── RECORDED INFORMATION ──
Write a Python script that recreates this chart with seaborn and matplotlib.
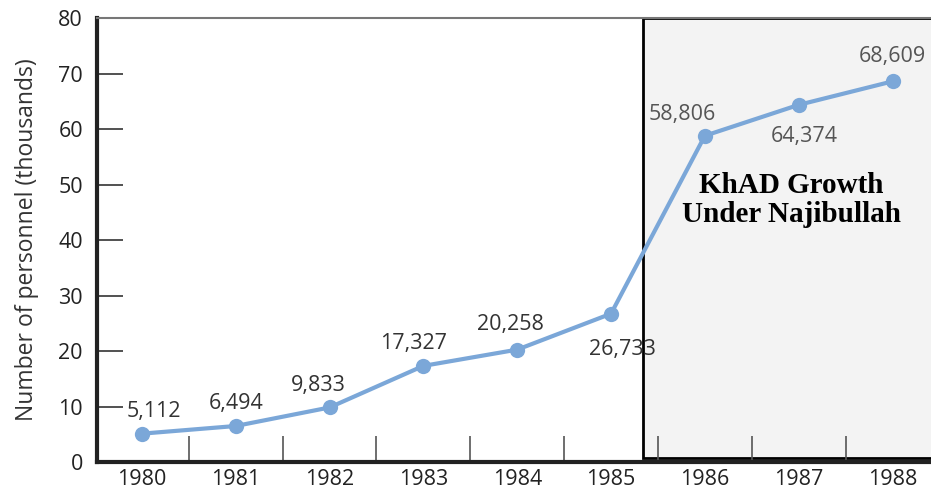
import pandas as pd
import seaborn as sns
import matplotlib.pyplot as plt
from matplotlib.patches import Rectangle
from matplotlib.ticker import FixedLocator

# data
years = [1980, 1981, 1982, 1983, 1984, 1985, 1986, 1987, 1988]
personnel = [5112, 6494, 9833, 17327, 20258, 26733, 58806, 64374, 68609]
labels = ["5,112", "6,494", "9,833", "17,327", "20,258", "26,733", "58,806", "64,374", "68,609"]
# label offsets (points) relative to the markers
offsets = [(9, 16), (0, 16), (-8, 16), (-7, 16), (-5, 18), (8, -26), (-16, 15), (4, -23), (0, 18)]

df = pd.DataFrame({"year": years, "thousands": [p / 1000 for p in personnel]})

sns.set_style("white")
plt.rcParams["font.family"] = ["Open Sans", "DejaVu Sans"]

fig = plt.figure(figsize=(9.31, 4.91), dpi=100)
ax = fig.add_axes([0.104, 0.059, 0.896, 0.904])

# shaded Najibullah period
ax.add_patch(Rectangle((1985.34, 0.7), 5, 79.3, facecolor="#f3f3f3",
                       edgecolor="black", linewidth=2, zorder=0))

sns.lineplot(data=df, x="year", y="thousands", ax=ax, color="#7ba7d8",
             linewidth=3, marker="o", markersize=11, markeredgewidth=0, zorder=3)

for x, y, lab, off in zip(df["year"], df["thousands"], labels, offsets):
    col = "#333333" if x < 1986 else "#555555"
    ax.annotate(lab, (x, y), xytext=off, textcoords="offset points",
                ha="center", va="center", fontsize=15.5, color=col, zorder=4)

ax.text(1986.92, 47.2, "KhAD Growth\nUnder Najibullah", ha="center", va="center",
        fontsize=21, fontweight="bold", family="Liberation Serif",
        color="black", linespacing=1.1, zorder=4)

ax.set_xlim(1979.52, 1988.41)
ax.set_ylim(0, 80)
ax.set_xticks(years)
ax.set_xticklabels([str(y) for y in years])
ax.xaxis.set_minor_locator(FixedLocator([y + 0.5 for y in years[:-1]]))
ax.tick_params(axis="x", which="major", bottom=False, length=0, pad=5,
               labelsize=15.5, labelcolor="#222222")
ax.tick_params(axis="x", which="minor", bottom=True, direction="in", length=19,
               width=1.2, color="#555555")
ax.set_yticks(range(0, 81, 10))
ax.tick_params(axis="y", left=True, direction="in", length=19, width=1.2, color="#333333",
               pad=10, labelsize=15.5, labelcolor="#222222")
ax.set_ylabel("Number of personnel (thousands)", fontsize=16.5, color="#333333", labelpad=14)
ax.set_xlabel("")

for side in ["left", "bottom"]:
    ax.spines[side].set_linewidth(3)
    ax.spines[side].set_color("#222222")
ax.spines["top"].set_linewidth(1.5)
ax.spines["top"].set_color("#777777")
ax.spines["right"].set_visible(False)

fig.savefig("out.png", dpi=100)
───
- _EXERCISE PROMPT_:
Your task is to return the lines above, from the first one up to and including the line containing "from matplotlib.ticker import FixedLocator", minus any pictures.

- _ANSWER FOR THIS EXERCISE_:
Write a Python script that recreates this chart with seaborn and matplotlib.
import pandas as pd
import seaborn as sns
import matplotlib.pyplot as plt
from matplotlib.patches import Rectangle
from matplotlib.ticker import FixedLocator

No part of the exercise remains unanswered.